**Objective**
Copy the data precisely, character for character, and leave out every picture.

═══ Information shown ═══

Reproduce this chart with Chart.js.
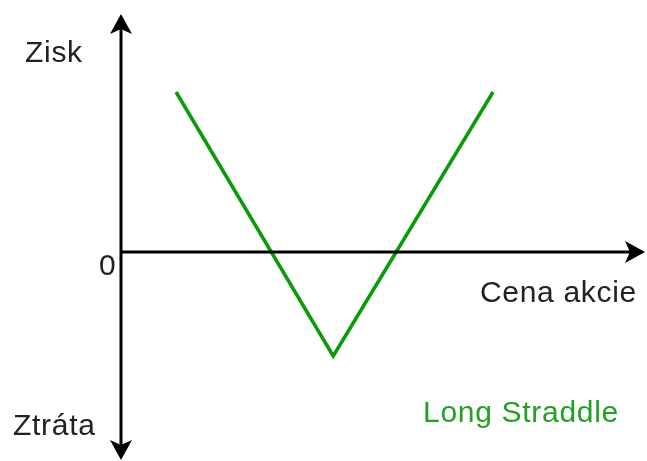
<!DOCTYPE html>
<html>
<head>
<meta charset="utf-8">
<script src="https://cdn.jsdelivr.net/npm/chart.js@4.4.0/dist/chart.umd.min.js"></script>
<style>
  html, body { margin: 0; padding: 0; background: #fff; }
  #wrap { width: 647px; height: 461px; position: relative; }
</style>
</head>
<body>
<div id="wrap"><canvas id="c" width="647" height="461"></canvas></div>
<script>
// Data (arbitrary units)
const priceValues = [2.1, 8.1, 14.2];     // stock price (x)
const profitValues = [8.0, -5.2, 8.0];    // profit / loss (y)
const seriesName = "Long Straddle";
const yTickLabels = ["0"];
const yTopLabel = "Zisk";
const yBottomLabel = "Ztráta";
const xAxisLabel = "Cena akcie";

const points = priceValues.map((x, i) => ({ x: x, y: profitValues[i] }));

const axesPlugin = {
  id: 'arrowAxes',
  afterDraw(chart) {
    const ctx = chart.ctx;
    const xs = chart.scales.x, ys = chart.scales.y;
    const x0 = xs.getPixelForValue(0);
    const y0 = ys.getPixelForValue(0);
    const yTop = ys.getPixelForValue(ys.max);
    const yBot = ys.getPixelForValue(ys.min);
    const xEnd = xs.getPixelForValue(xs.max);
    ctx.save();
    ctx.strokeStyle = '#000';
    ctx.fillStyle = '#000';
    ctx.lineWidth = 3;
    // vertical axis
    ctx.beginPath();
    ctx.moveTo(x0, yTop + 12);
    ctx.lineTo(x0, yBot - 12);
    ctx.stroke();
    // horizontal axis
    ctx.beginPath();
    ctx.moveTo(x0, y0);
    ctx.lineTo(xEnd - 10, y0);
    ctx.stroke();
    // arrowheads
    function head(tx, ty, dx, dy) {
      const L = 20, W = 11, notch = 5;
      const px = -dy, py = dx;
      ctx.beginPath();
      ctx.moveTo(tx, ty);
      ctx.lineTo(tx - dx * L + px * W, ty - dy * L + py * W);
      ctx.lineTo(tx - dx * (L - notch), ty - dy * (L - notch));
      ctx.lineTo(tx - dx * L - px * W, ty - dy * L - py * W);
      ctx.closePath();
      ctx.fill();
    }
    head(x0, yTop, 0, -1);
    head(x0, yBot, 0, 1);
    head(xEnd, y0, 1, 0);

    // labels
    if ('letterSpacing' in ctx) ctx.letterSpacing = '0.7px';
    ctx.font = '30px "Liberation Sans", Arial, sans-serif';
    ctx.fillStyle = '#222';
    ctx.textBaseline = 'alphabetic';
    ctx.textAlign = 'left';
    ctx.fillText(yTopLabel, 25, 62);
    ctx.fillText(yBottomLabel, 13, 435);
    ctx.fillText(yTickLabels[0], x0 - 22, y0 + 23);
    const w = ctx.measureText(xAxisLabel).width;
    ctx.fillText(xAxisLabel, 637 - w, 302);
    ctx.fillStyle = '#22a022';
    ctx.fillText(seriesName, 423, 422);
    ctx.restore();
  }
};

new Chart(document.getElementById('c'), {
  type: 'scatter',
  data: {
    datasets: [{
      label: seriesName,
      data: points,
      showLine: true,
      borderColor: '#0a9a0a',
      borderWidth: 3.5,
      pointRadius: 0,
      fill: false,
      tension: 0
    }]
  },
  options: {
    responsive: false,
    animation: false,
    devicePixelRatio: 1,
    layout: { padding: { left: 121, right: 2, top: 14, bottom: 1 } },
    plugins: { legend: { display: false }, tooltip: { enabled: false } },
    scales: {
      x: { type: 'linear', min: 0, max: 20, display: false },
      y: { type: 'linear', min: -10.4, max: 11.9, display: false }
    }
  },
  plugins: [axesPlugin]
});
</script>
</body>
</html>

═══

**Task answer**
Reproduce this chart with Chart.js.
<!DOCTYPE html>
<html>
<head>
<meta charset="utf-8">
<script src="https://cdn.jsdelivr.net/npm/chart.js@4.4.0/dist/chart.umd.min.js"></script>
<style>
  html, body { margin: 0; padding: 0; background: #fff; }
  #wrap { width: 647px; height: 461px; position: relative; }
</style>
</head>
<body>
<div id="wrap"><canvas id="c" width="647" height="461"></canvas></div>
<script>
// Data (arbitrary units)
const priceValues = [2.1, 8.1, 14.2];     // stock price (x)
const profitValues = [8.0, -5.2, 8.0];    // profit / loss (y)
const seriesName = "Long Straddle";
const yTickLabels = ["0"];
const yTopLabel = "Zisk";
const yBottomLabel = "Ztráta";
const xAxisLabel = "Cena akcie";

const points = priceValues.map((x, i) => ({ x: x, y: profitValues[i] }));

const axesPlugin = {
  id: 'arrowAxes',
  afterDraw(chart) {
    const ctx = chart.ctx;
    const xs = chart.scales.x, ys = chart.scales.y;
    const x0 = xs.getPixelForValue(0);
    const y0 = ys.getPixelForValue(0);
    const yTop = ys.getPixelForValue(ys.max);
    const yBot = ys.getPixelForValue(ys.min);
    const xEnd = xs.getPixelForValue(xs.max);
    ctx.save();
    ctx.strokeStyle = '#000';
    ctx.fillStyle = '#000';
    ctx.lineWidth = 3;
    // vertical axis
    ctx.beginPath();
    ctx.moveTo(x0, yTop + 12);
    ctx.lineTo(x0, yBot - 12);
    ctx.stroke();
    // horizontal axis
    ctx.beginPath();
    ctx.moveTo(x0, y0);
    ctx.lineTo(xEnd - 10, y0);
    ctx.stroke();
    // arrowheads
    function head(tx, ty, dx, dy) {
      const L = 20, W = 11, notch = 5;
      const px = -dy, py = dx;
      ctx.beginPath();
      ctx.moveTo(tx, ty);
      ctx.lineTo(tx - dx * L + px * W, ty - dy * L + py * W);
      ctx.lineTo(tx - dx * (L - notch), ty - dy * (L - notch));
      ctx.lineTo(tx - dx * L - px * W, ty - dy * L - py * W);
      ctx.closePath();
      ctx.fill();
    }
    head(x0, yTop, 0, -1);
    head(x0, yBot, 0, 1);
    head(xEnd, y0, 1, 0);

    // labels
    if ('letterSpacing' in ctx) ctx.letterSpacing = '0.7px';
    ctx.font = '30px "Liberation Sans", Arial, sans-serif';
    ctx.fillStyle = '#222';
    ctx.textBaseline = 'alphabetic';
    ctx.textAlign = 'left';
    ctx.fillText(yTopLabel, 25, 62);
    ctx.fillText(yBottomLabel, 13, 435);
    ctx.fillText(yTickLabels[0], x0 - 22, y0 + 23);
    const w = ctx.measureText(xAxisLabel).width;
    ctx.fillText(xAxisLabel, 637 - w, 302);
    ctx.fillStyle = '#22a022';
    ctx.fillText(seriesName, 423, 422);
    ctx.restore();
  }
};

new Chart(document.getElementById('c'), {
  type: 'scatter',
  data: {
    datasets: [{
      label: seriesName,
      data: points,
      showLine: true,
      borderColor: '#0a9a0a',
      borderWidth: 3.5,
      pointRadius: 0,
      fill: false,
      tension: 0
    }]
  },
  options: {
    responsive: false,
    animation: false,
    devicePixelRatio: 1,
    layout: { padding: { left: 121, right: 2, top: 14, bottom: 1 } },
    plugins: { legend: { display: false }, tooltip: { enabled: false } },
    scales: {
      x: { type: 'linear', min: 0, max: 20, display: false },
      y: { type: 'linear', min: -10.4, max: 11.9, display: false }
    }
  },
  plugins: [axesPlugin]
});
</script>
</body>
</html>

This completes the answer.